===== SOURCE EXCERPT =====

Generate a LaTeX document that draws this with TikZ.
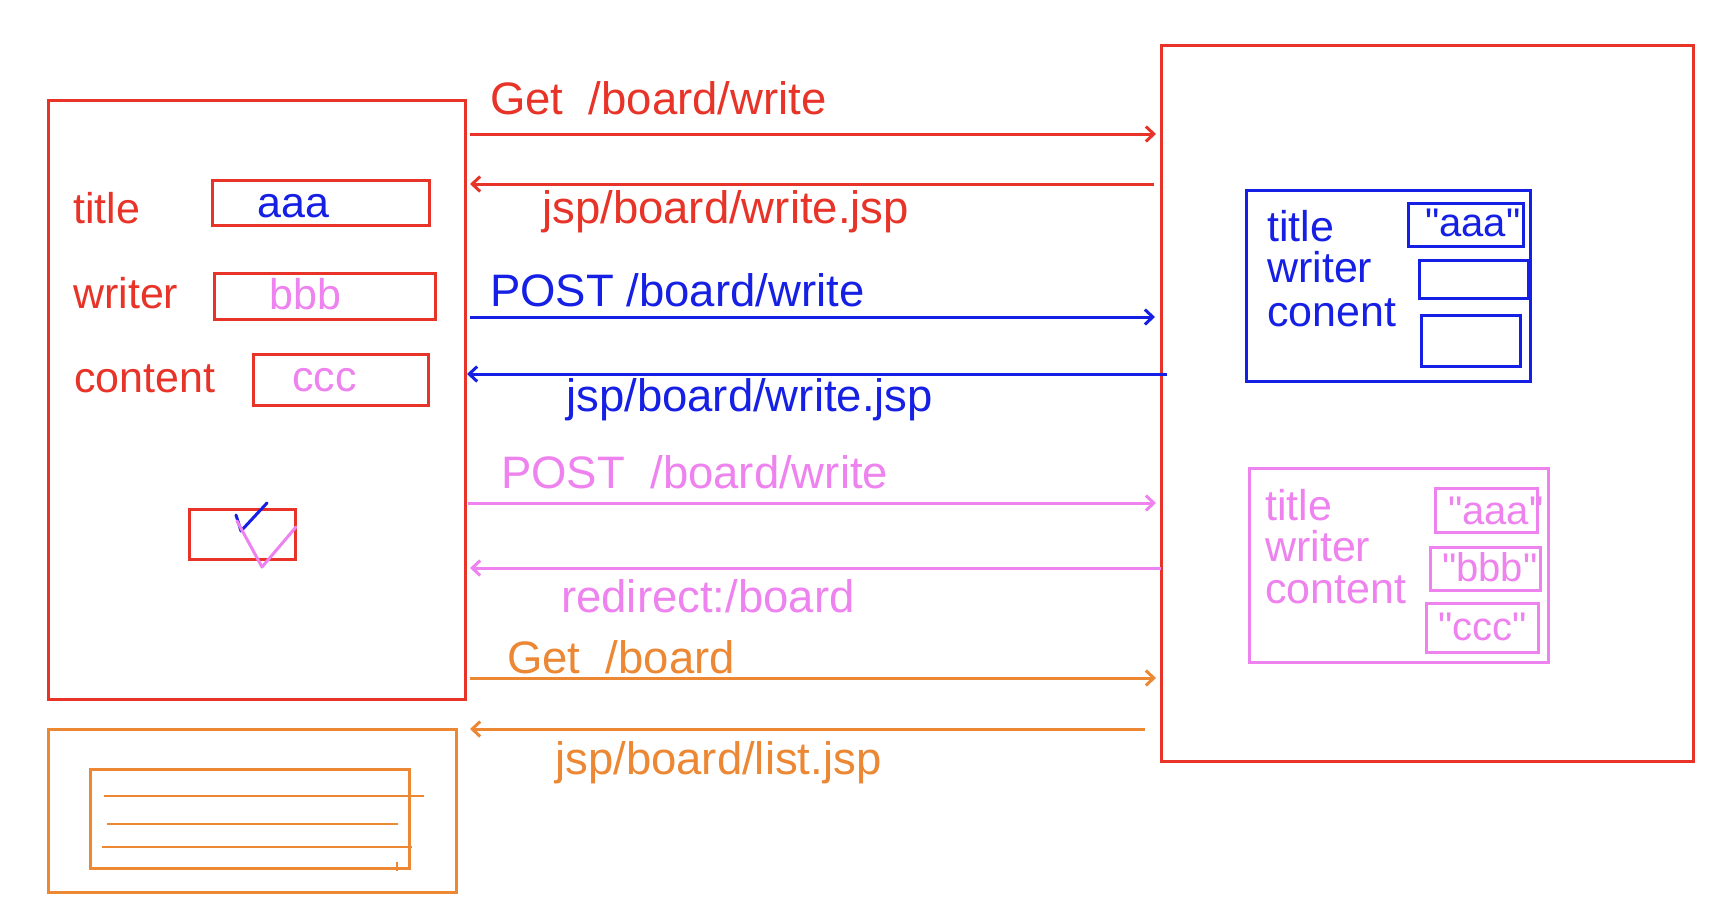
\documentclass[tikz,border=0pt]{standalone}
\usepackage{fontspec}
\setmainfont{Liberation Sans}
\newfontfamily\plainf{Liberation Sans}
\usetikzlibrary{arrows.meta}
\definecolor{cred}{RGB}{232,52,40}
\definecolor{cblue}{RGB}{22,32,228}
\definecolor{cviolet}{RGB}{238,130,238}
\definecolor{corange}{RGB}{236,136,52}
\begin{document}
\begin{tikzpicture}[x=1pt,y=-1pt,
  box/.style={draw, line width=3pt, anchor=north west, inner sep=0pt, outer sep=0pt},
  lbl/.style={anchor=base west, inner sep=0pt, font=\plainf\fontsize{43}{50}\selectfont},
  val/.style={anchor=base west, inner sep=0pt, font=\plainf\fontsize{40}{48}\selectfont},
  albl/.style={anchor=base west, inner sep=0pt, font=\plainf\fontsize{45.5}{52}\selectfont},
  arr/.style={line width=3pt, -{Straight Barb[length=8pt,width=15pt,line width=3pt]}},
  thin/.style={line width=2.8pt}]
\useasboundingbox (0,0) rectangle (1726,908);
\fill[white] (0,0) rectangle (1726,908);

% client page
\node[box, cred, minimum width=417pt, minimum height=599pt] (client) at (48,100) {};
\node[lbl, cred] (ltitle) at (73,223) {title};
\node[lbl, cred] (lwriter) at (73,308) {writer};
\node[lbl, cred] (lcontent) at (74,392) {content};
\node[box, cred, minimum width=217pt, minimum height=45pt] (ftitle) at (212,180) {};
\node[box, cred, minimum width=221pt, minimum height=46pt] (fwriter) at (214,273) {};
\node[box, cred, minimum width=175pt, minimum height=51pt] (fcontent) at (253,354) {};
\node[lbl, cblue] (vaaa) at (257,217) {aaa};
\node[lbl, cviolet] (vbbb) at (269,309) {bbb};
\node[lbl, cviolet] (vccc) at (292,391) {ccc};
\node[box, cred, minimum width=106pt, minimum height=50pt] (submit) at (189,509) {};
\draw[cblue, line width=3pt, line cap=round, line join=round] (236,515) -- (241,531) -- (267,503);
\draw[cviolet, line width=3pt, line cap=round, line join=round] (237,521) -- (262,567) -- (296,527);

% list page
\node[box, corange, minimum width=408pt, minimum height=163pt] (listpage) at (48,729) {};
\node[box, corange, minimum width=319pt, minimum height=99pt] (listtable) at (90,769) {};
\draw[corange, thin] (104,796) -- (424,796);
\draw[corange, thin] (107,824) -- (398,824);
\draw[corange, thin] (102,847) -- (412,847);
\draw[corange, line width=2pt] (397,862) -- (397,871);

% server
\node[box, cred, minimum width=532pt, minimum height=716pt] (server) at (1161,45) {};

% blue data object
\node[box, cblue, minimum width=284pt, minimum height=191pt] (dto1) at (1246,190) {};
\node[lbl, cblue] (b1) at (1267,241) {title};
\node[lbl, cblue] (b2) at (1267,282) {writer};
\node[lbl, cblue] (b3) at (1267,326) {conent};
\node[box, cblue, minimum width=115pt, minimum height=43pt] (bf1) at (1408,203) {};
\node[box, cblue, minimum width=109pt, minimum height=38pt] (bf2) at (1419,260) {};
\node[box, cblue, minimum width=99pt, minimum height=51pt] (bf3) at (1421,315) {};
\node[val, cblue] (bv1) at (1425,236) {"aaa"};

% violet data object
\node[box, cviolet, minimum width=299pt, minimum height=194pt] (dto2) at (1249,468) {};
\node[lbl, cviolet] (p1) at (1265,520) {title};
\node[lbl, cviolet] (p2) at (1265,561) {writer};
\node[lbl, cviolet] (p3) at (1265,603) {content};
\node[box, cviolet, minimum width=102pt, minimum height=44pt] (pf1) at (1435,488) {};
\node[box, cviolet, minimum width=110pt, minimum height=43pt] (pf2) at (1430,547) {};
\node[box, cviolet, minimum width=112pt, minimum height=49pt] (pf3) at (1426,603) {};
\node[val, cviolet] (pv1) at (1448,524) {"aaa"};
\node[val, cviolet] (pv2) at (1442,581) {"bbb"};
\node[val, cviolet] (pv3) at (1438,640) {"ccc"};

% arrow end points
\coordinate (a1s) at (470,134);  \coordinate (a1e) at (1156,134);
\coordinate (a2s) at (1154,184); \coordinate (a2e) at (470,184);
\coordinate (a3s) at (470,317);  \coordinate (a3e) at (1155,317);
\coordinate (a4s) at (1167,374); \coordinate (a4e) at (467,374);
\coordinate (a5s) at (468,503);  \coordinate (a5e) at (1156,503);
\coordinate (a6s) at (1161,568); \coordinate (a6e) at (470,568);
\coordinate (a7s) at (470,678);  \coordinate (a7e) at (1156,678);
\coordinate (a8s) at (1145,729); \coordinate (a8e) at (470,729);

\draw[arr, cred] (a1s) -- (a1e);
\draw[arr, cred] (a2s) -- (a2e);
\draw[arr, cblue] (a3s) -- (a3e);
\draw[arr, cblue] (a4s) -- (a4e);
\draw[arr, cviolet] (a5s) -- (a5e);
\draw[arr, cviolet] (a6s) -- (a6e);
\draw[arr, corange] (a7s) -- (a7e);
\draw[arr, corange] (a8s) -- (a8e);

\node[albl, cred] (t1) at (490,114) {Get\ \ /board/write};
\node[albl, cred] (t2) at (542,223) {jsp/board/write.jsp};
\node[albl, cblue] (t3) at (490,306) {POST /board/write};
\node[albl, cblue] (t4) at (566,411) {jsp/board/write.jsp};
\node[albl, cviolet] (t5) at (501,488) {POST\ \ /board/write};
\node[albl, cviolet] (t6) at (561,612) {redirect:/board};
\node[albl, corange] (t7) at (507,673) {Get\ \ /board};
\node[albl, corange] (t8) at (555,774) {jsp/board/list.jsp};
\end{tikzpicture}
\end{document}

=====

◆ **PROBLEM DETAILS**
Every line of the data above should be quoted exactly. Omit the pictures.

◆ **FINAL RESULT**
Generate a LaTeX document that draws this with TikZ.
\documentclass[tikz,border=0pt]{standalone}
\usepackage{fontspec}
\setmainfont{Liberation Sans}
\newfontfamily\plainf{Liberation Sans}
\usetikzlibrary{arrows.meta}
\definecolor{cred}{RGB}{232,52,40}
\definecolor{cblue}{RGB}{22,32,228}
\definecolor{cviolet}{RGB}{238,130,238}
\definecolor{corange}{RGB}{236,136,52}
\begin{document}
\begin{tikzpicture}[x=1pt,y=-1pt,
  box/.style={draw, line width=3pt, anchor=north west, inner sep=0pt, outer sep=0pt},
  lbl/.style={anchor=base west, inner sep=0pt, font=\plainf\fontsize{43}{50}\selectfont},
  val/.style={anchor=base west, inner sep=0pt, font=\plainf\fontsize{40}{48}\selectfont},
  albl/.style={anchor=base west, inner sep=0pt, font=\plainf\fontsize{45.5}{52}\selectfont},
  arr/.style={line width=3pt, -{Straight Barb[length=8pt,width=15pt,line width=3pt]}},
  thin/.style={line width=2.8pt}]
\useasboundingbox (0,0) rectangle (1726,908);
\fill[white] (0,0) rectangle (1726,908);

% client page
\node[box, cred, minimum width=417pt, minimum height=599pt] (client) at (48,100) {};
\node[lbl, cred] (ltitle) at (73,223) {title};
\node[lbl, cred] (lwriter) at (73,308) {writer};
\node[lbl, cred] (lcontent) at (74,392) {content};
\node[box, cred, minimum width=217pt, minimum height=45pt] (ftitle) at (212,180) {};
\node[box, cred, minimum width=221pt, minimum height=46pt] (fwriter) at (214,273) {};
\node[box, cred, minimum width=175pt, minimum height=51pt] (fcontent) at (253,354) {};
\node[lbl, cblue] (vaaa) at (257,217) {aaa};
\node[lbl, cviolet] (vbbb) at (269,309) {bbb};
\node[lbl, cviolet] (vccc) at (292,391) {ccc};
\node[box, cred, minimum width=106pt, minimum height=50pt] (submit) at (189,509) {};
\draw[cblue, line width=3pt, line cap=round, line join=round] (236,515) -- (241,531) -- (267,503);
\draw[cviolet, line width=3pt, line cap=round, line join=round] (237,521) -- (262,567) -- (296,527);

% list page
\node[box, corange, minimum width=408pt, minimum height=163pt] (listpage) at (48,729) {};
\node[box, corange, minimum width=319pt, minimum height=99pt] (listtable) at (90,769) {};
\draw[corange, thin] (104,796) -- (424,796);
\draw[corange, thin] (107,824) -- (398,824);
\draw[corange, thin] (102,847) -- (412,847);
\draw[corange, line width=2pt] (397,862) -- (397,871);

% server
\node[box, cred, minimum width=532pt, minimum height=716pt] (server) at (1161,45) {};

% blue data object
\node[box, cblue, minimum width=284pt, minimum height=191pt] (dto1) at (1246,190) {};
\node[lbl, cblue] (b1) at (1267,241) {title};
\node[lbl, cblue] (b2) at (1267,282) {writer};
\node[lbl, cblue] (b3) at (1267,326) {conent};
\node[box, cblue, minimum width=115pt, minimum height=43pt] (bf1) at (1408,203) {};
\node[box, cblue, minimum width=109pt, minimum height=38pt] (bf2) at (1419,260) {};
\node[box, cblue, minimum width=99pt, minimum height=51pt] (bf3) at (1421,315) {};
\node[val, cblue] (bv1) at (1425,236) {"aaa"};

% violet data object
\node[box, cviolet, minimum width=299pt, minimum height=194pt] (dto2) at (1249,468) {};
\node[lbl, cviolet] (p1) at (1265,520) {title};
\node[lbl, cviolet] (p2) at (1265,561) {writer};
\node[lbl, cviolet] (p3) at (1265,603) {content};
\node[box, cviolet, minimum width=102pt, minimum height=44pt] (pf1) at (1435,488) {};
\node[box, cviolet, minimum width=110pt, minimum height=43pt] (pf2) at (1430,547) {};
\node[box, cviolet, minimum width=112pt, minimum height=49pt] (pf3) at (1426,603) {};
\node[val, cviolet] (pv1) at (1448,524) {"aaa"};
\node[val, cviolet] (pv2) at (1442,581) {"bbb"};
\node[val, cviolet] (pv3) at (1438,640) {"ccc"};

% arrow end points
\coordinate (a1s) at (470,134);  \coordinate (a1e) at (1156,134);
\coordinate (a2s) at (1154,184); \coordinate (a2e) at (470,184);
\coordinate (a3s) at (470,317);  \coordinate (a3e) at (1155,317);
\coordinate (a4s) at (1167,374); \coordinate (a4e) at (467,374);
\coordinate (a5s) at (468,503);  \coordinate (a5e) at (1156,503);
\coordinate (a6s) at (1161,568); \coordinate (a6e) at (470,568);
\coordinate (a7s) at (470,678);  \coordinate (a7e) at (1156,678);
\coordinate (a8s) at (1145,729); \coordinate (a8e) at (470,729);

\draw[arr, cred] (a1s) -- (a1e);
\draw[arr, cred] (a2s) -- (a2e);
\draw[arr, cblue] (a3s) -- (a3e);
\draw[arr, cblue] (a4s) -- (a4e);
\draw[arr, cviolet] (a5s) -- (a5e);
\draw[arr, cviolet] (a6s) -- (a6e);
\draw[arr, corange] (a7s) -- (a7e);
\draw[arr, corange] (a8s) -- (a8e);

\node[albl, cred] (t1) at (490,114) {Get\ \ /board/write};
\node[albl, cred] (t2) at (542,223) {jsp/board/write.jsp};
\node[albl, cblue] (t3) at (490,306) {POST /board/write};
\node[albl, cblue] (t4) at (566,411) {jsp/board/write.jsp};
\node[albl, cviolet] (t5) at (501,488) {POST\ \ /board/write};
\node[albl, cviolet] (t6) at (561,612) {redirect:/board};
\node[albl, corange] (t7) at (507,673) {Get\ \ /board};
\node[albl, corange] (t8) at (555,774) {jsp/board/list.jsp};
\end{tikzpicture}
\end{document}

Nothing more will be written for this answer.